A strength of the current Scottish education system is that there is “outstanding” and “sector-leading” practice taking place in schools and classrooms, McManus says. The problem, she adds, is that there is “too much variability”. She says that “every child, no matter where they live, should be getting the same high-quality learning experience”.

One aspect of this variability was raised in a widely discussed Tes Scotland exclusive last week, highlighting an Education Scotland report saying that a lack of a “common base of knowledge and skills” in Scotland’s Curriculum for Excellence could have “potential consequences for attainment and understanding”.

McManus acknowledges that HMIE has a crucial role to play in smoothing out such peaks and troughs of learning in schools across Scotland.

“Sharing our findings, I know that’s an area we need to improve on - how we share our findings, how quickly we share our findings in order that we can really support the education system.”

It all sounds promising and in tune with Muir’s finding that teachers and heads want a renewed focus on improvement, support and collaboration.

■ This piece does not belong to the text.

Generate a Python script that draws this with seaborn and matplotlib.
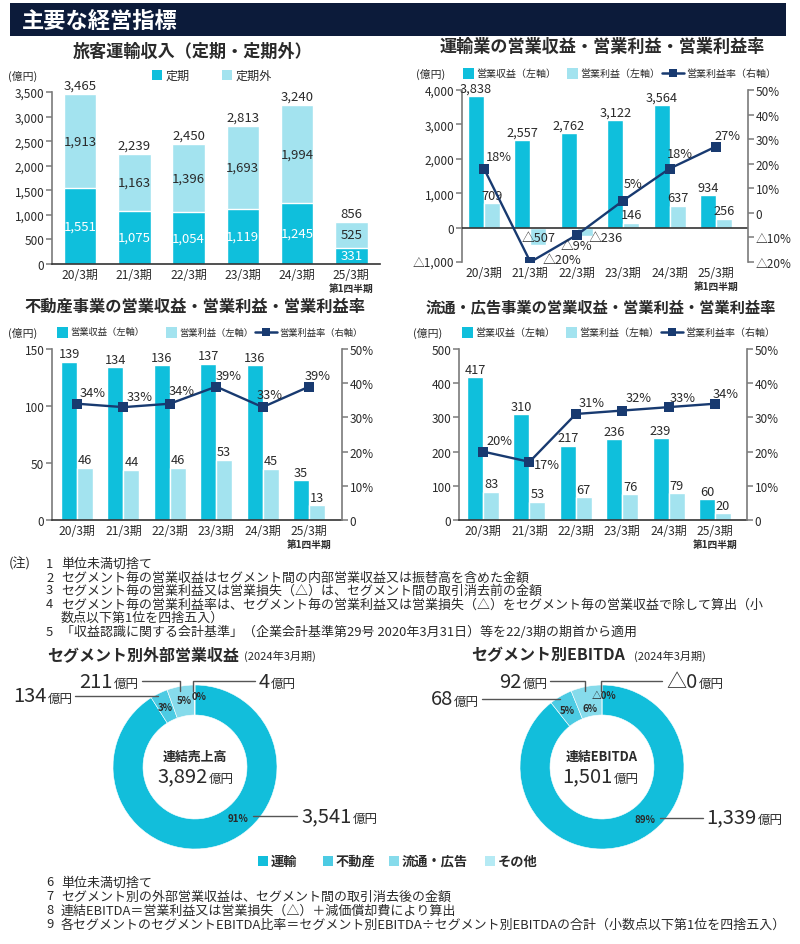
import numpy as np
import pandas as pd
import matplotlib
matplotlib.use('Agg')
import matplotlib.pyplot as plt
import seaborn as sns
from matplotlib.patches import Rectangle
from matplotlib.lines import Line2D

# ---------------- data ----------------
periods = ['20/3期', '21/3期', '22/3期', '23/3期', '24/3期', '25/3期']
q1_note = '第1四半期'

teiki = [1551, 1075, 1054, 1119, 1245, 331]
teikigai = [1913, 1163, 1396, 1693, 1994, 525]
passenger_total = [3465, 2239, 2450, 2813, 3240, 856]

trans_rev = [3838, 2557, 2762, 3122, 3564, 934]
trans_op = [709, -507, -236, 146, 637, 256]
trans_margin = [18, -20, -9, 5, 18, 27]

re_rev = [139, 134, 136, 137, 136, 35]
re_op = [46, 44, 46, 53, 45, 13]
re_margin = [34, 33, 34, 39, 33, 39]

rt_rev = [417, 310, 217, 236, 239, 60]
rt_op = [83, 53, 67, 76, 79, 20]
rt_margin = [20, 17, 31, 32, 33, 34]

segments = ['運輸', '不動産', '流通・広告', 'その他']
ext_rev = [3541, 134, 211, 4]
ext_rev_pct = ['91%', '3%', '5%', '0%']
ext_rev_labels = ['3,541', '134', '211', '4']
ext_total = '3,892'
ebitda = [1339, 68, 92, 0]
ebitda_pct = ['89%', '5%', '6%', '△0%']
ebitda_labels = ['1,339', '68', '92', '△0']
ebitda_total = '1,501'

notes_top = [
    ('(注)', '1', '単位未満切捨て'),
    ('', '2', 'セグメント毎の営業収益はセグメント間の内部営業収益又は振替高を含めた金額'),
    ('', '3', 'セグメント毎の営業利益又は営業損失（△）は、セグメント間の取引消去前の金額'),
    ('', '4', 'セグメント毎の営業利益率は、セグメント毎の営業利益又は営業損失（△）をセグメント毎の営業収益で除して算出（小'),
    ('', '', '数点以下第1位を四捨五入）'),
    ('', '5', '「収益認識に関する会計基準」（企業会計基準第29号 2020年3月31日）等を22/3期の期首から適用'),
]
notes_bottom = [
    ('6', '単位未満切捨て'),
    ('7', 'セグメント別の外部営業収益は、セグメント間の取引消去後の金額'),
    ('8', '連結EBITDA＝営業利益又は営業損失（△）＋減価償却費により算出'),
    ('9', '各セグメントのセグメントEBITDA比率＝セグメント別EBITDA÷セグメント別EBITDAの合計（小数点以下第1位を四捨五入）'),
]

# ---------------- style ----------------
CYAN = '#0fbfdc'
LIGHT = '#a3e3ef'
NAVY = '#183a70'
HDR = '#0c1b3a'
GRAY = '#7a7a7a'
DARK = '#2a2a2a'
SEG_COLORS = ['#12bedb', '#4ccbe3', '#86dbeb', '#b5eaf4']

W, H = 800, 945
sns.set_theme(style='white')
plt.rcParams['font.family'] = ['Noto Sans CJK JP', 'DejaVu Sans']
plt.rcParams['axes.unicode_minus'] = False

fig = plt.figure(figsize=(8, 9.45), dpi=100)
fig.patch.set_facecolor('white')


def rect(l, t, r, b):
    return [l / W, 1 - b / H, (r - l) / W, (b - t) / H]


def ftext(x, y, s, **kw):
    kw.setdefault('va', 'center')
    kw.setdefault('color', DARK)
    fig.text(x / W, 1 - y / H, s, **kw)


def fline(xs, ys, **kw):
    fig.add_artist(Line2D([x / W for x in xs], [1 - y / H for y in ys],
                          transform=fig.transFigure, **kw))


def fbox(x, y, w, h, color):
    fig.add_artist(Rectangle((x / W, 1 - (y + h) / H), w / W, h / H,
                             transform=fig.transFigure, color=color, lw=0))


def fmt(v):
    return ('△' if v < 0 else '') + f'{abs(v):,}'


def pfmt(v):
    if v == 0:
        return '0'
    return ('△' if v < 0 else '') + f'{abs(v)}%'


def style_left(ax, yticks, bottom_spine=True):
    for s in ['top', 'right']:
        ax.spines[s].set_visible(False)
    ax.spines['left'].set_color(GRAY)
    ax.spines['left'].set_linewidth(1.2)
    ax.spines['bottom'].set_visible(bottom_spine)
    ax.spines['bottom'].set_color('#333333')
    ax.spines['bottom'].set_linewidth(1.2)
    ax.set_yticks(yticks, [fmt(v) for v in yticks])
    ax.tick_params(axis='y', left=True, direction='out', length=4, width=1.1,
                   color=GRAY, labelsize=8.5, labelcolor=DARK, pad=1.5)
    ax.set_xticks(range(len(periods)), periods)
    ax.tick_params(axis='x', bottom=False, length=0, labelsize=8.7,
                   labelcolor=DARK, pad=3)
    ax.set_xlabel('')
    ax.set_ylabel('')
    ax.set_facecolor('none')
    ax.annotate(q1_note, xy=(5, 0), xycoords=('data', 'axes fraction'),
                xytext=(0, -24), textcoords='offset pixels', ha='center',
                va='center', fontsize=7, color=DARK, weight='bold')


def style_right(axr, yticks):
    for s in ['top', 'left', 'bottom']:
        axr.spines[s].set_visible(False)
    axr.spines['right'].set_color(GRAY)
    axr.spines['right'].set_linewidth(1.2)
    axr.set_yticks(yticks, [pfmt(v) for v in yticks])
    axr.tick_params(axis='y', right=True, direction='out', length=4, width=1.1,
                    color=GRAY, labelsize=8.5, labelcolor=DARK, pad=1.5)
    axr.set_ylabel('')
    axr.set_xlabel('')


def legend3(y, x0, xs, fs):
    # xs: square1 x, square2 x, line start x
    ftext(x0, y, '(億円)', fontsize=7.8, ha='left')
    fbox(xs[0], y - 5.5, 11, 11, CYAN)
    ftext(xs[0] + 13, y, '営業収益（左軸）', fontsize=fs, ha='left')
    fbox(xs[1], y - 5.5, 11, 11, LIGHT)
    ftext(xs[1] + 13, y, '営業利益（左軸）', fontsize=fs, ha='left')
    fline([xs[2], xs[2] + 22], [y, y], color=NAVY, lw=1.8)
    fbox(xs[2] + 7, y - 4, 8, 8, NAVY)
    ftext(xs[2] + 24, y, '営業利益率（右軸）', fontsize=fs, ha='left')


def segment_chart(box, rev, op, margin, ylim, yticks, rlim, rticks, xlim,
                  margin_offsets, zero_line=False, op_neg_offsets=None):
    ax = fig.add_axes(rect(*box))
    df = pd.DataFrame({'period': periods * 2, 'value': rev + op,
                       'kind': ['rev'] * len(rev) + ['op'] * len(op)})
    sns.barplot(data=df, x='period', y='value', hue='kind', hue_order=['rev', 'op'],
                palette={'rev': CYAN, 'op': LIGHT}, width=0.69, gap=0,
                saturation=1, errorbar=None, legend=False, ax=ax)
    style_left(ax, yticks, bottom_spine=not zero_line)
    ax.set_ylim(*ylim)
    ax.set_xlim(*xlim)
    if zero_line:
        ax.axhline(0, color='#333333', lw=1.2, zorder=3)
    bars = ax.patches
    n = len(rev)
    for i in range(n):
        b = bars[i]
        ax.annotate(fmt(rev[i]), xy=(b.get_x() + b.get_width() / 2, rev[i]),
                    xytext=(0, 1), textcoords='offset points', ha='center',
                    va='bottom', fontsize=9.2, color=DARK)
        b = bars[n + i]
        cx = b.get_x() + b.get_width() / 2
        if op[i] >= 0:
            ax.annotate(fmt(op[i]), xy=(cx, op[i]), xytext=(0, 1),
                        textcoords='offset points', ha='center', va='bottom',
                        fontsize=9.2, color=DARK)
        else:
            dx, ha = op_neg_offsets[i]
            ax.annotate(fmt(op[i]), xy=(cx, 0), xytext=(dx, -10),
                        textcoords='offset pixels', ha=ha, va='center',
                        fontsize=9.2, color=DARK)
    axr = ax.twinx()
    sns.lineplot(x=np.arange(n), y=margin, ax=axr, color=NAVY, lw=1.7,
                 marker='s', markersize=6.5, markeredgewidth=0)
    axr.set_ylim(*rlim)
    axr.set_xlim(*xlim)
    style_right(axr, rticks)
    for i in range(n):
        dx, dy, ha = margin_offsets[i]
        axr.annotate(pfmt(margin[i]), xy=(i, margin[i]), xytext=(dx, dy),
                     textcoords='offset pixels', ha=ha, va='center',
                     fontsize=9.2, color=DARK)
    return ax, axr


# ---------------- header ----------------
fbox(10, 4, 776, 33, HDR)
ftext(22, 21, '主要な経営指標', fontsize=16, weight='bold', color='white', ha='left')

# ---------------- chart 1 ----------------
ftext(193, 52, '旅客運輸収入（定期・定期外）', fontsize=12.3, weight='bold', ha='center')
ftext(8, 76, '(億円)', fontsize=7.8, ha='left')
fbox(152, 71, 10, 10, CYAN)
ftext(166, 76, '定期', fontsize=8.7, ha='left')
fbox(222, 71, 10, 10, LIGHT)
ftext(236, 76, '定期外', fontsize=8.7, ha='left')

ax1 = fig.add_axes(rect(52, 93, 380, 265))
df1 = pd.DataFrame({'period': periods,
                    'stack': np.array(teiki) + np.array(teikigai),
                    'teiki': teiki})
sns.barplot(data=df1, x='period', y='stack', color=LIGHT, width=0.6,
            saturation=1, errorbar=None, ax=ax1)
sns.barplot(data=df1, x='period', y='teiki', color=CYAN, width=0.6,
            saturation=1, errorbar=None, ax=ax1)
style_left(ax1, [0, 500, 1000, 1500, 2000, 2500, 3000, 3500])
ax1.set_ylim(0, 3500)
ax1.set_xlim(-0.52, 5.53)
for i in range(len(periods)):
    ax1.text(i, teiki[i] / 2, fmt(teiki[i]), ha='center', va='center',
             fontsize=9.5, color='white')
    ax1.text(i, teiki[i] + teikigai[i] / 2, fmt(teikigai[i]), ha='center',
             va='center', fontsize=9.5, color=DARK)
    ax1.annotate(fmt(passenger_total[i]), xy=(i, teiki[i] + teikigai[i]),
                 xytext=(0, 1.5), textcoords='offset points', ha='center',
                 va='bottom', fontsize=9.5, color=DARK)

# ---------------- chart 2 ----------------
ftext(602, 47, '運輸業の営業収益・営業利益・営業利益率', fontsize=12.3,
      weight='bold', ha='center')
legend3(74, 416, [463, 567, 662], 7.2)
segment_chart((462, 91, 748, 263), trans_rev, trans_op, trans_margin,
              (-1000, 4000), [-1000, 0, 1000, 2000, 3000, 4000],
              (-20, 50), [-20, -10, 0, 10, 20, 30, 40, 50], (-0.474, 5.69),
              [(2, 12, 'left'), (12, 3, 'left'), (0, -11, 'center'),
               (1, 17, 'left'), (-3, 15, 'left'), (-2, 11, 'left')],
              zero_line=True,
              op_neg_offsets={1: (0, 'center'), 2: (4, 'left')})

# ---------------- chart 3 ----------------
ftext(195, 307, '不動産事業の営業収益・営業利益・営業利益率', fontsize=11.7,
      weight='bold', ha='center')
legend3(333, 8, [57, 166, 255], 6.7)
segment_chart((52, 350, 342, 521), re_rev, re_op, re_margin,
              (0, 150), [0, 50, 100, 150], (0, 50), [0, 10, 20, 30, 40, 50],
              (-0.54, 5.71),
              [(3, 11, 'left'), (3, 11, 'left'), (-1, 13, 'left'),
               (-1, 11, 'left'), (-6, 13, 'left'), (-4, 11, 'left')])

# ---------------- chart 4 ----------------
ftext(601, 307, '流通・広告事業の営業収益・営業利益・営業利益率', fontsize=11,
      weight='bold', ha='center')
legend3(333, 413, [462, 566, 661], 7.2)
segment_chart((459, 350, 747, 521), rt_rev, rt_op, rt_margin,
              (0, 500), [0, 100, 200, 300, 400, 500], (0, 50),
              [0, 10, 20, 30, 40, 50], (-0.52, 5.69),
              [(3, 11, 'left'), (4, -3, 'left'), (3, 11, 'left'),
               (3, 13, 'left'), (1, 10, 'left'), (-2, 10, 'left')])

# ---------------- notes ----------------
NFS = 9.35
ys = [564, 578, 591, 605, 618, 632]
for (a, n, t), y in zip(notes_top, ys):
    if a:
        ftext(9, y, a, fontsize=NFS, ha='left')
    if n:
        ftext(46, y, n, fontsize=NFS, ha='left')
    ftext(61, y, t, fontsize=NFS, ha='left')

# ---------------- donuts ----------------
def donut(cx, cy, values):
    ax = fig.add_axes(rect(cx - 100, cy - 100, cx + 100, cy + 100))
    ax.pie(values, colors=SEG_COLORS, startangle=90, counterclock=False,
           radius=1, wedgeprops=dict(width=0.366, edgecolor='white', linewidth=0.4))
    lim = 100 / 82
    ax.set_xlim(-lim, lim)
    ax.set_ylim(-lim, lim)
    ax.set_aspect('equal')
    ax.axis('off')
    return ax


def big_label(xsplit, y, num):
    ftext(xsplit, y, num, fontsize=14.5, ha='right')
    ftext(xsplit + 1, y + 2, '億円', fontsize=9, ha='left')


LC = '#555555'
# left donut
ftext(47, 655, 'セグメント別外部営業収益', fontsize=11.5, weight='bold', ha='left')
ftext(244, 656, '(2024年3月期)', fontsize=8, ha='left')
donut(195, 768, ext_rev)
ftext(195, 757, '連結売上高', fontsize=9.3, ha='center', weight='bold')
big_label(208, 777, ext_total)
big_label(352, 817, ext_rev_labels[0])
big_label(47, 697, ext_rev_labels[1])
big_label(113, 682, ext_rev_labels[2])
big_label(270, 682, ext_rev_labels[3])
fline([253, 297], [817, 817], color=LC, lw=1)
fline([75, 158], [697, 697], color=LC, lw=1)
fline([142, 180, 180], [682, 682, 692], color=LC, lw=1)
fline([193, 193, 255], [692, 682, 682], color=LC, lw=1)
for (x, y), t in zip([(238, 819), (165, 708), (184, 701), (199, 697)], ext_rev_pct):
    ftext(x, y, t, fontsize=7, ha='center', weight='bold')

# right donut
ftext(471, 655, 'セグメント別EBITDA', fontsize=11.5, weight='bold', ha='left')
ftext(634, 656, '(2024年3月期)', fontsize=8, ha='left')
donut(602, 768, ebitda)
ftext(602, 757, '連結EBITDA', fontsize=9.3, ha='center', weight='bold')
big_label(613, 777, ebitda_total)
big_label(757, 818, ebitda_labels[0])
big_label(453, 700, ebitda_labels[1])
big_label(522, 682, ebitda_labels[2])
big_label(698, 682, ebitda_labels[3])
fline([660, 703], [819, 819], color=LC, lw=1)
fline([482, 560], [700, 700], color=LC, lw=1)
fline([550, 585, 585], [682, 682, 692], color=LC, lw=1)
fline([601, 601, 662], [692, 682, 682], color=LC, lw=1)
for (x, y), t in zip([(645, 820), (567, 711), (590, 709), (604, 696)], ebitda_pct):
    ftext(x, y, t, fontsize=7, ha='center', weight='bold')

# segment legend
for x, c, s in zip([258, 323, 389, 485], SEG_COLORS, segments):
    fbox(x, 857, 10, 10, c)
    ftext(x + 13, 862, s, fontsize=9.5, ha='left', weight='bold')

for (n, t), y in zip(notes_bottom, [883, 897, 911, 925]):
    ftext(46, y, n, fontsize=NFS, ha='left')
    ftext(61, y, t, fontsize=NFS, ha='left')

fig.savefig('out.png', dpi=100, facecolor='white')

He found that the existing approach to inspection was “sometimes seen as…punitive”.

That McManus is willing to listen is undoubtedly a positive.

One key question, however, is the extent to which she will get the opportunity to see through her review and actually realise the changes to inspection that it finds are needed.

Her contract is for just 18 months and although there is scope for it to be extended, her remit is clear - she is to lead HMIE “during the current period of reform until the establishment of the new inspection body”.

In recent years teachers and school leaders, as well as pupils and parents, have taken part in an often bewildering array of concurrent consultations.

A review, therefore, is all well and good - but the glut of other reviews of Scottish education that have preceded it have had a mixed reception. More interesting will be the tangible action that stems from calls for change to the inspection process.

Can teachers and school leaders expect a genuinely fundamental overhaul with a clear impact on practice in schools, or is it more a case of reconfiguring the status quo? For now, the inspectorate is still not fully committed either way.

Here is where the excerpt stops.